Oil prices are back on the rise as it appears that both sides of the fiscal cliff negotiations are willing to give a little bit. Obama met House Speaker John Boehner somewhere in the middle as the President relented on his demand to raise taxes on individuals earning more than $200,000 and families making more than $250,000 and is now offering to raise it to those making $400,000 and more. That comes on the day after the Speaker Boehner offer included $1 trillion in higher tax revenue over 10 years and to raise taxes on incomes over $1 million and a one-year extension of the nation’s borrowing limit with the requirement that the president accept $1 trillion in spending cuts.
The markets believe that a deal is in the works and that would be very bullish. If the cliff is avoided the market will focus on global stimulus and the prospects for demand. That should target oil back up into the mid-$90s and help bring back the funds that exited the markets instead of facing the cliff and the upcoming holidays.
In the meantime, we are seeing more movement to get the new shale oil out of Cushing, Oklahoma and to the places that it is needed. As reported by Bloomberg News, "Enterprise Products Partners LP expects to begin operating the expanded Seaway oil pipeline in early January, according to a notice filed with Federal Energy Regulatory Commission. The company doesn’t know the exact in-service date of the expansion, which will increase flows to about 400,000 barrels a day, depending on the mix of crude grades transported, from 135,000 barrels."

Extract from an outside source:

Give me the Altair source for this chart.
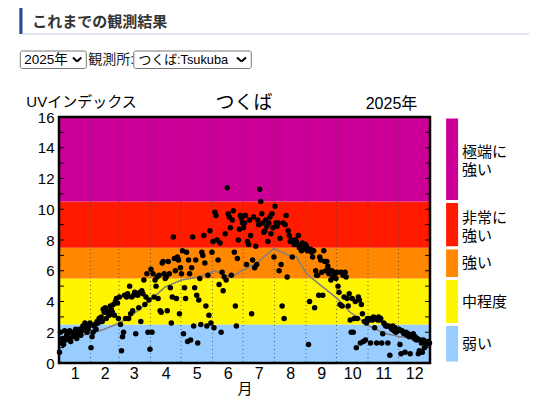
import altair as alt
import pandas as pd

# ---------------- data ----------------
MONTH_LABELS = [str(m) for m in range(1, 13)]
MONTH_START = [1, 32, 60, 91, 121, 152, 182, 213, 244, 274, 305, 335]
MONTH_MID = [16, 45.5, 74, 105.5, 136, 166.5, 197, 228, 258.5, 289, 319.5, 350]

UV_JAN = [0.7, 2.0, 1.3, 1.6, 1.2, 2.1, 1.5, 1.8, 1.9, 1.6, 2.1, 1.4, 2.0, 1.7, 1.9, 1.8,
          2.2, 1.6, 2.0, 1.9, 2.2, 1.8, 2.1, 2.4, 2.3, 2.6, 2.5, 2.0, 2.2, 2.4, 2.6]
UV_FEB = [1.0, 1.7, 2.0, 2.4, 2.5, 2.2, 2.7, 2.6, 2.9, 2.8, 3.0, 2.7, 3.5, 3.3, 3.6, 2.9,
          3.4, 3.2, 3.1, 3.7, 3.5, 3.3, 3.8, 3.1, 4.0, 4.2, 3.9, 2.9]
UV_MAR = [4.3, 2.5, 0.8, 1.7, 2.0, 4.4, 2.9, 4.3, 4.5, 2.9, 5.0, 3.2, 4.3, 3.4, 4.4, 4.6,
          1.9, 4.5, 4.4, 3.6, 4.6, 2.7, 4.7, 4.5, 5.4, 3.8, 4.3, 5.8, 2.0, 4.1, 0.9]
UV_APR = [6.1, 2.0, 5.8, 4.3, 5.4, 5.0, 5.6, 4.2, 5.7, 3.4, 3.3, 6.5, 6.6, 5.8, 5.5, 5.6,
          3.4, 6.6, 5.8, 4.9, 2.6, 4.3, 8.2, 6.8, 6.0, 4.2, 6.9, 6.7, 3.2, 6.2]
UV_MAY = [5.8, 7.3, 1.9, 4.9, 4.2, 7.2, 1.4, 6.7, 5.8, 1.5, 6.2, 8.2, 2.4, 4.9, 6.7, 4.4,
          1.3, 4.1, 5.5, 2.5, 7.2, 7.0, 8.3, 6.5, 3.7, 2.4, 5.7, 3.1, 8.6, 2.6, 7.2]
UV_JUN = [7.9, 2.3, 9.8, 9.6, 8.0, 6.7, 5.1, 7.8, 2.0, 5.9, 4.7, 5.6, 8.4, 5.4, 11.4, 9.7,
          9.5, 8.8, 5.7, 9.3, 9.9, 7.2, 3.7, 2.4, 6.8, 8.0, 8.7, 9.6, 9.4, 9.1]
UV_JUL = [8.8, 9.1, 9.6, 6.4, 7.9, 7.7, 9.3, 8.3, 3.2, 6.7, 9.5, 6.2, 7.6, 6.4, 9.3, 9.0,
          11.3, 10.5, 9.7, 9.1, 8.5, 8.6, 9.3, 8.9, 7.9, 9.1, 9.5, 8.4, 9.7, 8.8, 6.9]
UV_AUG = [10.2, 9.1, 8.9, 9.1, 6.0, 8.1, 6.4, 3.7, 9.1, 2.9, 9.0, 9.6, 5.6, 8.6, 8.3, 7.9,
          8.0, 6.9, 7.9, 7.7, 8.0, 7.9, 7.7, 8.3, 7.5, 7.6, 7.3, 7.8, 7.4, 7.6, 7.7]
UV_SEP = [7.6, 7.3, 1.2, 4.0, 7.4, 7.2, 6.9, 7.3, 3.6, 6.0, 5.7, 5.7, 4.4, 6.9, 6.7, 5.9,
          4.4, 7.3, 6.6, 6.0, 6.6, 6.3, 5.8, 6.0, 5.4, 6.0, 5.6, 5.9, 5.8, 5.5]
UV_OCT = [5.9, 5.0, 4.6, 3.8, 5.9, 3.7, 5.7, 4.3, 5.9, 5.6, 4.2, 3.7, 4.5, 2.8, 2.0, 4.2,
          2.0, 2.9, 4.0, 1.0, 2.9, 4.3, 4.1, 1.3, 3.8, 3.2, 1.4, 2.7, 1.5, 2.6, 2.9]
UV_NOV = [2.9, 2.8, 1.3, 2.9, 2.8, 3.0, 2.3, 2.9, 1.3, 2.8, 3.0, 2.8, 2.9, 1.3, 1.9, 2.6,
          2.5, 2.4, 2.4, 1.3, 2.4, 0.5, 2.3, 2.2, 2.4, 2.1, 2.3, 2.0, 2.2, 2.1]
UV_DEC = [2.2, 1.2, 0.6, 2.1, 2.0, 1.9, 0.7, 2.0, 1.8, 1.9, 1.7, 0.6, 1.8, 1.7, 1.9, 1.6,
          1.7, 1.5, 1.6, 0.6, 0.8, 1.5, 1.3, 0.7, 1.5, 1.0, 1.3, 1.2, 1.4, 1.3, 1.3]
DAILY = [UV_JAN, UV_FEB, UV_MAR, UV_APR, UV_MAY, UV_JUN,
         UV_JUL, UV_AUG, UV_SEP, UV_OCT, UV_NOV, UV_DEC]

CLIM_DAY = [1, 31, 45, 60, 74, 88, 105, 121, 138, 154, 164, 170, 179, 195, 212,
            228, 234, 244, 259, 274, 287, 294, 304, 320, 336, 365]
CLIM_VAL = [1.6, 1.9, 2.2, 2.6, 3.2, 3.95, 4.95, 5.4, 5.6, 6.0, 5.7, 5.6, 5.95, 6.5, 7.45,
            6.95, 6.9, 5.8, 5.0, 4.2, 3.3, 3.0, 2.45, 1.95, 1.7, 1.5]

BAND_LO = [0, 2.5, 5.5, 7.5, 10.5]
BAND_HI = [2.5, 5.5, 7.5, 10.5, 16]
BAND_LABEL = ["弱い", "中程度", "強い", "非常に\n強い", "極端に\n強い"]
BAND_COLOR = ["#99CCFF", "#FFF500", "#FF8800", "#FF1A00", "#CC0099"]

Y_TICKS = list(range(0, 17))
Y_LABELS = list(range(0, 17, 2))

# ---------------- frames ----------------
days, vals = [], []
for m, mv in enumerate(DAILY):
    for i, v in enumerate(mv):
        days.append(MONTH_START[m] + i)
        vals.append(v)
pts = pd.DataFrame({"day": days, "uv": vals})
clim = pd.DataFrame({"day": CLIM_DAY, "uv": CLIM_VAL})
bands = pd.DataFrame({"lo": BAND_LO, "hi": BAND_HI, "label": BAND_LABEL,
                      "mid": [(a + b) / 2 for a, b in zip(BAND_LO, BAND_HI)]})
bands_1 = bands[~bands["label"].str.contains("\n")]
bands_2 = bands[bands["label"].str.contains("\n")]
bounds = pd.DataFrame({"day": [d - 0.5 for d in MONTH_START[1:]]})
ticks = pd.DataFrame({"v": Y_TICKS})
one = pd.DataFrame({"k": [0]})

W, H = 371, 246
FONT = "Liberation Sans, Noto Sans CJK JP"

label_expr = " : ".join(f"datum.value == {v} ? '{l}'" for v, l in zip(MONTH_MID, MONTH_LABELS)) + " : ''"
XSCALE = alt.Scale(domain=[0.5, 365.5], nice=False, zero=False)
YSCALE = alt.Scale(domain=[0, 16], nice=False, zero=False)
XAXIS = alt.Axis(values=MONTH_MID, labelExpr=label_expr, title="月", domain=False, ticks=False,
                 grid=False, labelFontSize=16, titleFontSize=15, labelPadding=2, titlePadding=0,
                 labelFont=FONT, titleFont=FONT, labelColor="#000", titleColor="#000",
                 titleFontWeight="normal", labelFlush=False)
YAXIS = alt.Axis(values=Y_LABELS, title=None, domain=False, ticks=False, grid=False,
                 labelFontSize=15, labelPadding=5, labelFont=FONT, labelColor="#000")


def X(f):
    return alt.X(f, type="quantitative", scale=XSCALE, axis=XAXIS)


def Y(f):
    return alt.Y(f, type="quantitative", scale=YSCALE, axis=YAXIS)


color = alt.Color("label:N", scale=alt.Scale(domain=BAND_LABEL, range=BAND_COLOR), legend=None)

band_layer = alt.Chart(bands).mark_rect().encode(
    x=alt.value(0), x2=alt.value(W), y=Y("lo"), y2="hi", color=color)
grid_layer = alt.Chart(bounds).mark_rule(color="#444", strokeWidth=0.8, strokeDash=[1, 3]).encode(
    x=X("day"))
line_layer = alt.Chart(clim).mark_line(color="#7f7f7f", strokeWidth=1.5).encode(
    x=X("day"), y=Y("uv"))
pt_layer = alt.Chart(pts).mark_circle(size=30, color="black", opacity=1).encode(
    x=X("day"), y=Y("uv"))
tick_l = alt.Chart(ticks).mark_rule(color="black", strokeWidth=1).encode(
    y=Y("v"), x=alt.value(0), x2=alt.value(5))
tick_r = alt.Chart(ticks).mark_rule(color="black", strokeWidth=1).encode(
    y=Y("v"), x=alt.value(W - 5), x2=alt.value(W))
frame = alt.Chart(one).mark_rect(fillOpacity=0, stroke="black", strokeWidth=2.5).encode(
    x=alt.value(0), x2=alt.value(W), y=alt.value(0), y2=alt.value(H))
leg_rect = alt.Chart(bands).mark_rect(stroke="white", strokeWidth=3).encode(
    x=alt.value(385.6), x2=alt.value(400.6), y=Y("lo"), y2="hi", color=color)
leg_text1 = alt.Chart(bands_1).mark_text(align="left", baseline="middle", fontSize=15, font=FONT,
                                         color="#000").encode(
    x=alt.value(403), y=Y("mid"), text="label:N")
leg_text2 = alt.Chart(bands_2).mark_text(align="left", baseline="middle", fontSize=15, font=FONT,
                                         lineBreak="\n", lineHeight=18, dy=-7, color="#000").encode(
    x=alt.value(403), y=Y("mid"), text="label:N")


def txt(s, x, y, size, align="left", weight="normal", color="#000"):
    return alt.Chart(one).mark_text(text=s, align=align, baseline="middle", fontSize=size,
                                    fontWeight=weight, color=color, font=FONT).encode(
        x=alt.value(x), y=alt.value(y))


def seg(x1, y1, x2, y2, color="#000", w=2.0):
    return alt.Chart(one).mark_rule(color=color, strokeWidth=w).encode(
        x=alt.value(x1), y=alt.value(y1), x2=alt.value(x2), y2=alt.value(y2))


def box(x1, y1, x2, y2):
    return alt.Chart(one).mark_rect(fill="white", stroke="#767676", strokeWidth=1,
                                    cornerRadius=2).encode(
        x=alt.value(x1), x2=alt.value(x2), y=alt.value(y1), y2=alt.value(y2))


header_bar = alt.Chart(one).mark_rect(color="#2b4a9b").encode(
    x=alt.value(-39.7), x2=alt.value(-36.5), y=alt.value(-109), y2=alt.value(-83))
header_line = seg(-36.5, -83, 478, -83, color="#d3dcea", w=1.5)
header_txt = txt("これまでの観測結果", -26.7, -95.5, 15, weight="bold", color="#333")

sel1 = box(-38.7, -66, 27.3, -48.5)
sel1_t = txt("2025年", -34.7, -57, 13.5)
chev1 = seg(14, -59.5, 18.1, -55.5) + seg(18.1, -55.5, 22.3, -59.5)
obs_t = txt("観測所:", 29.3, -57, 14, color="#222")
sel2 = box(74.8, -66, 192.3, -48.5)
sel2_t = txt("つくば:Tsukuba", 79.6, -57, 12.8)
chev2 = seg(178, -59.5, 182.5, -55.5) + seg(182.5, -55.5, 187, -59.5)

uv_t = txt("UVインデックス", -32.7, -15, 15)
title_t = txt("つくば", 185, -14, 19, align="center")
year_t = txt("2025年", 358.3, -13, 16, align="right")

chart = alt.layer(
    band_layer, grid_layer, line_layer, pt_layer, tick_l, tick_r, frame,
    leg_rect, leg_text1, leg_text2,
    header_bar, header_line, header_txt,
    sel1, sel1_t, chev1, obs_t, sel2, sel2_t, chev2,
    uv_t, title_t, year_t,
).properties(
    width=W, height=H,
    autosize=alt.AutoSizeParams(type="none"),
    padding={"left": 51, "top": 109, "right": 99, "bottom": 33},
    background="white",
).configure_view(strokeWidth=0)

chart.save("out.html", embed_options={"renderer": "svg", "actions": False})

Gas prices hit the lowest level of the year just in time for the holiday. Barring any major hurricanes or wars, the high price you paid this year may be the highest price you ever pay. A story you can tell your grandchildren.
In other markets, the day after a record soybean crush, bean prices are falling due to rain in Brazil. Beans have been performing well but reversed course in the early morning hours. Sugar has been rallying on the prospects for better ethanol demand. Yet ethanol futures slid on weak corn prices.